**DIRECTIVE:** Reproduce every line of the material below, but drop the pictures.

**DATA:**
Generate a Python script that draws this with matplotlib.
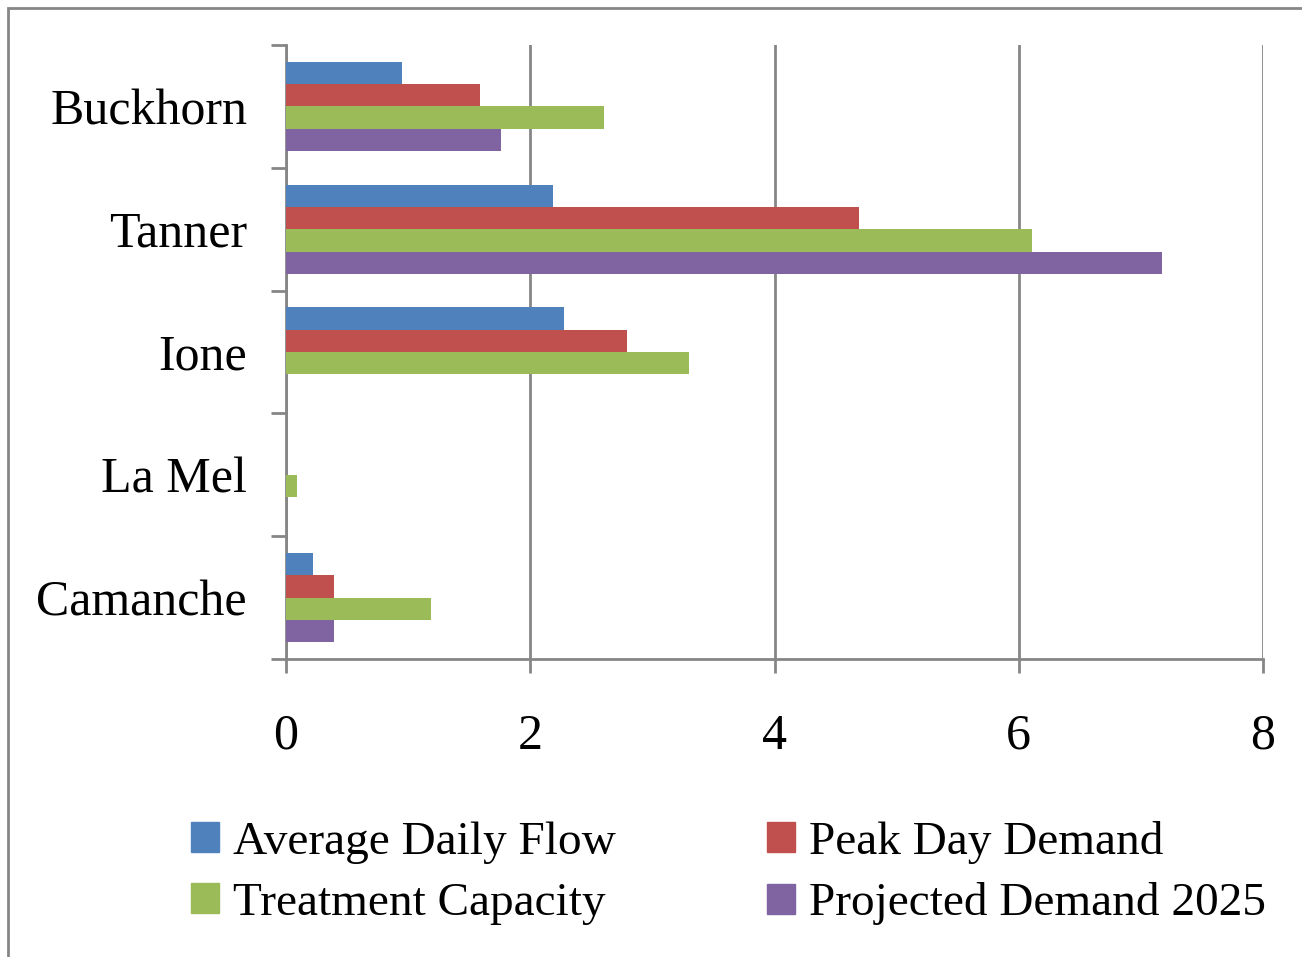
import numpy as np
import matplotlib
matplotlib.use("Agg")
import matplotlib.pyplot as plt
from matplotlib.patches import Patch, Rectangle

plt.rcParams['font.family'] = ['Liberation Serif', 'DejaVu Serif']

# data, bottom to top as drawn
plants = ['Camanche', 'La Mel', 'Ione', 'Tanner', 'Buckhorn']
avg_daily_flow = [0.22, 0.0, 2.28, 2.19, 0.95]
peak_day_demand = [0.39, 0.0, 2.79, 4.69, 1.59]
treatment_capacity = [1.19, 0.09, 3.30, 6.11, 2.60]
projected_demand_2025 = [0.39, 0.0, 0.0, 7.17, 1.76]

series = [
    ('Average Daily Flow', avg_daily_flow, '#4F81BD'),
    ('Peak Day Demand', peak_day_demand, '#C0504D'),
    ('Treatment Capacity', treatment_capacity, '#9BBB59'),
    ('Projected Demand 2025', projected_demand_2025, '#8064A2'),
]

grey = '#868686'
fig = plt.figure(figsize=(13.02, 9.57), dpi=100)
ax = fig.add_axes([286 / 1302, 1 - 659 / 957, (1263 - 286) / 1302, (659 - 45) / 957])

y = np.arange(len(plants))
h = 1 / 5.5
offsets = [1.5 * h, 0.5 * h, -0.5 * h, -1.5 * h]
for (name, vals, col), off in zip(series, offsets):
    ax.barh(y + off, vals, height=h, color=col, label=name, zorder=3)

ax.set_xlim(0, 8)
ax.set_ylim(-0.5, 4.5)
ax.set_xticks([0, 2, 4, 6, 8])
ax.set_xticklabels(['0', '2', '4', '6', '8'], fontsize=36)
ax.xaxis.grid(True, color=grey, linewidth=2, zorder=0)

# category boundaries get tick marks, names sit between
ax.set_yticks(np.arange(-0.5, 5, 1))
ax.set_yticklabels([])
ax.set_yticks(y, minor=True)
ax.set_yticklabels(plants, minor=True, fontsize=36)
ax.tick_params(axis='y', which='major', length=11, width=2, color=grey)
ax.tick_params(axis='y', which='minor', length=0, pad=28)
ax.tick_params(axis='x', length=10, width=2, color=grey, pad=29)

for s in ['top', 'right']:
    ax.spines[s].set_visible(False)
for s in ['left', 'bottom']:
    ax.spines[s].set_color(grey)
    ax.spines[s].set_linewidth(2)
ax.spines['bottom'].set_zorder(4)

handles = [Patch(color=c) for _, _, c in series]
labels = [n for n, _, _ in series]
order = [0, 2, 1, 3]
fig.legend([handles[i] for i in order], [labels[i] for i in order],
           ncol=2, loc='upper left', bbox_to_anchor=(148 / 1302, 1 - 778 / 957),
           frameon=False, fontsize=34, handlelength=0.6, handleheight=0.6,
           handletextpad=0.3, columnspacing=3.2, labelspacing=0.4)

fig.patches.append(Rectangle((8 / 1302, -0.1), 1.2, 1 - 8 / 957 + 0.1,
                             transform=fig.transFigure, fill=False,
                             edgecolor=grey, linewidth=2, clip_on=False))

fig.savefig('out.png', dpi=100)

**OUTPUT BELOW:**
Generate a Python script that draws this with matplotlib.
import numpy as np
import matplotlib
matplotlib.use("Agg")
import matplotlib.pyplot as plt
from matplotlib.patches import Patch, Rectangle

plt.rcParams['font.family'] = ['Liberation Serif', 'DejaVu Serif']

# data, bottom to top as drawn
plants = ['Camanche', 'La Mel', 'Ione', 'Tanner', 'Buckhorn']
avg_daily_flow = [0.22, 0.0, 2.28, 2.19, 0.95]
peak_day_demand = [0.39, 0.0, 2.79, 4.69, 1.59]
treatment_capacity = [1.19, 0.09, 3.30, 6.11, 2.60]
projected_demand_2025 = [0.39, 0.0, 0.0, 7.17, 1.76]

series = [
    ('Average Daily Flow', avg_daily_flow, '#4F81BD'),
    ('Peak Day Demand', peak_day_demand, '#C0504D'),
    ('Treatment Capacity', treatment_capacity, '#9BBB59'),
    ('Projected Demand 2025', projected_demand_2025, '#8064A2'),
]

grey = '#868686'
fig = plt.figure(figsize=(13.02, 9.57), dpi=100)
ax = fig.add_axes([286 / 1302, 1 - 659 / 957, (1263 - 286) / 1302, (659 - 45) / 957])

y = np.arange(len(plants))
h = 1 / 5.5
offsets = [1.5 * h, 0.5 * h, -0.5 * h, -1.5 * h]
for (name, vals, col), off in zip(series, offsets):
    ax.barh(y + off, vals, height=h, color=col, label=name, zorder=3)

ax.set_xlim(0, 8)
ax.set_ylim(-0.5, 4.5)
ax.set_xticks([0, 2, 4, 6, 8])
ax.set_xticklabels(['0', '2', '4', '6', '8'], fontsize=36)
ax.xaxis.grid(True, color=grey, linewidth=2, zorder=0)

# category boundaries get tick marks, names sit between
ax.set_yticks(np.arange(-0.5, 5, 1))
ax.set_yticklabels([])
ax.set_yticks(y, minor=True)
ax.set_yticklabels(plants, minor=True, fontsize=36)
ax.tick_params(axis='y', which='major', length=11, width=2, color=grey)
ax.tick_params(axis='y', which='minor', length=0, pad=28)
ax.tick_params(axis='x', length=10, width=2, color=grey, pad=29)

for s in ['top', 'right']:
    ax.spines[s].set_visible(False)
for s in ['left', 'bottom']:
    ax.spines[s].set_color(grey)
    ax.spines[s].set_linewidth(2)
ax.spines['bottom'].set_zorder(4)

handles = [Patch(color=c) for _, _, c in series]
labels = [n for n, _, _ in series]
order = [0, 2, 1, 3]
fig.legend([handles[i] for i in order], [labels[i] for i in order],
           ncol=2, loc='upper left', bbox_to_anchor=(148 / 1302, 1 - 778 / 957),
           frameon=False, fontsize=34, handlelength=0.6, handleheight=0.6,
           handletextpad=0.3, columnspacing=3.2, labelspacing=0.4)

fig.patches.append(Rectangle((8 / 1302, -0.1), 1.2, 1 - 8 / 957 + 0.1,
                             transform=fig.transFigure, fill=False,
                             edgecolor=grey, linewidth=2, clip_on=False))

fig.savefig('out.png', dpi=100)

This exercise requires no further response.